Your task is to give the listing below back word for word, pictures excluded.

******

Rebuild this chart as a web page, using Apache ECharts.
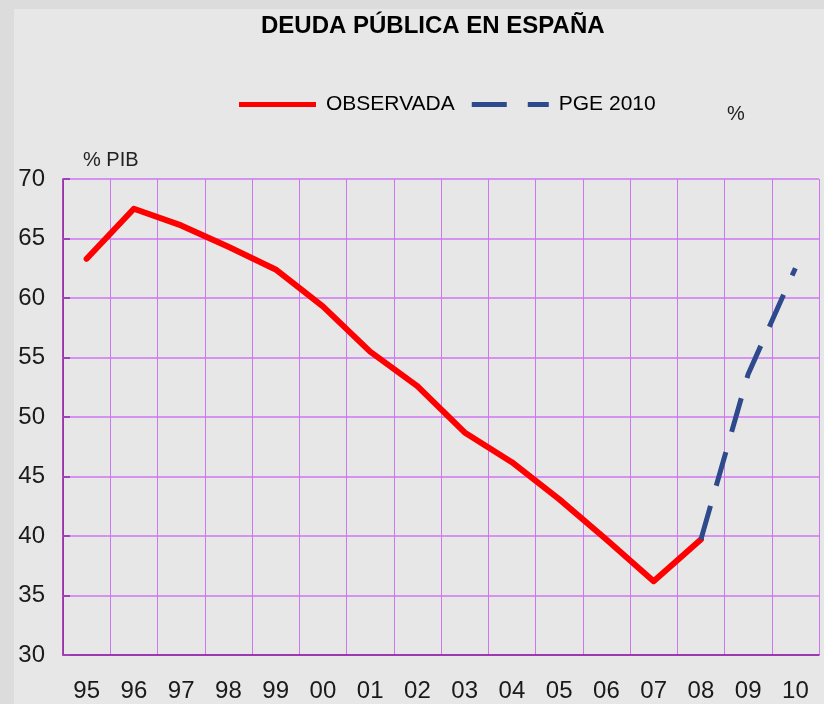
<!DOCTYPE html>
<html>
<head>
<meta charset="utf-8">
<script src="https://cdn.jsdelivr.net/npm/echarts@6/dist/echarts.min.js"></script>
<style>
  html, body { margin: 0; padding: 0; background: #dcdcdc; }
  #chart { position: absolute; left: 14px; top: 9px; width: 810px; height: 695px; background: #e7e7e7; }
</style>
</head>
<body>
<div id="chart"></div>
<script>
// años (eje x)
const years = ["95", "96", "97", "98", "99", "00", "01", "02", "03", "04", "05", "06", "07", "08", "09", "10"];
// deuda observada, % PIB
const observada = [63.3, 67.5, 66.1, 64.3, 62.4, 59.3, 55.5, 52.6, 48.7, 46.2, 43.1, 39.7, 36.2, 39.7, null, null];
// previsión PGE 2010
const pge2010 = [null, null, null, null, null, null, null, null, null, null, null, null, null, 39.7, 53.6, 62.5];

const chart = echarts.init(document.getElementById("chart"));
const font = "Liberation Sans, Arial, sans-serif";
const option = {
  animation: false,
  title: {
    text: "DEUDA PÚBLICA EN ESPAÑA",
    left: 242,
    top: 0,
    textStyle: { fontFamily: font, fontSize: 24, fontWeight: "bold", color: "#000" }
  },
  legend: {
    left: 220,
    top: 80,
    itemWidth: 77,
    itemHeight: 5,
    itemGap: 17,
    textStyle: { fontFamily: font, fontSize: 21, color: "#000", padding: [0, 0, 0, 5] },
    data: [
      { name: "OBSERVADA", icon: "rect", itemStyle: { color: "#ff0000" } },
      { name: "PGE 2010", icon: "path://M0,0h35v5h-35z M56,0h21v5h-21z", itemStyle: { color: "#2e4a8c" } }
    ]
  },
  graphic: [
    { type: "text", left: 713, top: 95, style: { text: "%", font: "20px " + font, fill: "#222" } },
    { type: "text", left: 69, top: 141, style: { text: "% PIB", font: "20px " + font, fill: "#222" } }
  ],
  grid: { left: 49, right: 5, top: 170, bottom: 49 },
  xAxis: {
    type: "category",
    data: years,
    boundaryGap: true,
    axisLine: { lineStyle: { color: "#8b1a9b", width: 1.5 } },
    axisTick: { show: false },
    splitLine: { show: true, interval: 0, lineStyle: { color: "#cc77f2", width: 1 } },
    axisLabel: { fontFamily: font, fontSize: 24, color: "#1a1a1a", margin: 24, interval: 0 }
  },
  yAxis: {
    type: "value",
    min: 30,
    max: 70,
    interval: 5,
    axisLine: { show: true, lineStyle: { color: "#8b1a9b", width: 1.5 } },
    axisTick: { show: true, inside: true, length: 7, lineStyle: { color: "#a040c0", width: 2 } },
    splitLine: { lineStyle: { color: "#cc77f2", width: 1.5 } },
    axisLabel: { fontFamily: font, fontSize: 24, color: "#1a1a1a", margin: 18 }
  },
  series: [
    {
      name: "OBSERVADA",
      type: "line",
      data: observada,
      symbol: "none",
      lineStyle: { color: "#ff0000", width: 6, cap: "round", join: "round" },
      itemStyle: { color: "#ff0000" }
    },
    {
      name: "PGE 2010",
      type: "line",
      data: pge2010,
      symbol: "none",
      lineStyle: { color: "#2e4a8c", width: 5, type: [35, 21] },
      itemStyle: { color: "#2e4a8c" }
    }
  ]
};
chart.setOption(option);
</script>
</body>
</html>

******

**COMPLETED EXERCISE:**
Rebuild this chart as a web page, using Apache ECharts.
<!DOCTYPE html>
<html>
<head>
<meta charset="utf-8">
<script src="https://cdn.jsdelivr.net/npm/echarts@6/dist/echarts.min.js"></script>
<style>
  html, body { margin: 0; padding: 0; background: #dcdcdc; }
  #chart { position: absolute; left: 14px; top: 9px; width: 810px; height: 695px; background: #e7e7e7; }
</style>
</head>
<body>
<div id="chart"></div>
<script>
// años (eje x)
const years = ["95", "96", "97", "98", "99", "00", "01", "02", "03", "04", "05", "06", "07", "08", "09", "10"];
// deuda observada, % PIB
const observada = [63.3, 67.5, 66.1, 64.3, 62.4, 59.3, 55.5, 52.6, 48.7, 46.2, 43.1, 39.7, 36.2, 39.7, null, null];
// previsión PGE 2010
const pge2010 = [null, null, null, null, null, null, null, null, null, null, null, null, null, 39.7, 53.6, 62.5];

const chart = echarts.init(document.getElementById("chart"));
const font = "Liberation Sans, Arial, sans-serif";
const option = {
  animation: false,
  title: {
    text: "DEUDA PÚBLICA EN ESPAÑA",
    left: 242,
    top: 0,
    textStyle: { fontFamily: font, fontSize: 24, fontWeight: "bold", color: "#000" }
  },
  legend: {
    left: 220,
    top: 80,
    itemWidth: 77,
    itemHeight: 5,
    itemGap: 17,
    textStyle: { fontFamily: font, fontSize: 21, color: "#000", padding: [0, 0, 0, 5] },
    data: [
      { name: "OBSERVADA", icon: "rect", itemStyle: { color: "#ff0000" } },
      { name: "PGE 2010", icon: "path://M0,0h35v5h-35z M56,0h21v5h-21z", itemStyle: { color: "#2e4a8c" } }
    ]
  },
  graphic: [
    { type: "text", left: 713, top: 95, style: { text: "%", font: "20px " + font, fill: "#222" } },
    { type: "text", left: 69, top: 141, style: { text: "% PIB", font: "20px " + font, fill: "#222" } }
  ],
  grid: { left: 49, right: 5, top: 170, bottom: 49 },
  xAxis: {
    type: "category",
    data: years,
    boundaryGap: true,
    axisLine: { lineStyle: { color: "#8b1a9b", width: 1.5 } },
    axisTick: { show: false },
    splitLine: { show: true, interval: 0, lineStyle: { color: "#cc77f2", width: 1 } },
    axisLabel: { fontFamily: font, fontSize: 24, color: "#1a1a1a", margin: 24, interval: 0 }
  },
  yAxis: {
    type: "value",
    min: 30,
    max: 70,
    interval: 5,
    axisLine: { show: true, lineStyle: { color: "#8b1a9b", width: 1.5 } },
    axisTick: { show: true, inside: true, length: 7, lineStyle: { color: "#a040c0", width: 2 } },
    splitLine: { lineStyle: { color: "#cc77f2", width: 1.5 } },
    axisLabel: { fontFamily: font, fontSize: 24, color: "#1a1a1a", margin: 18 }
  },
  series: [
    {
      name: "OBSERVADA",
      type: "line",
      data: observada,
      symbol: "none",
      lineStyle: { color: "#ff0000", width: 6, cap: "round", join: "round" },
      itemStyle: { color: "#ff0000" }
    },
    {
      name: "PGE 2010",
      type: "line",
      data: pge2010,
      symbol: "none",
      lineStyle: { color: "#2e4a8c", width: 5, type: [35, 21] },
      itemStyle: { color: "#2e4a8c" }
    }
  ]
};
chart.setOption(option);
</script>
</body>
</html>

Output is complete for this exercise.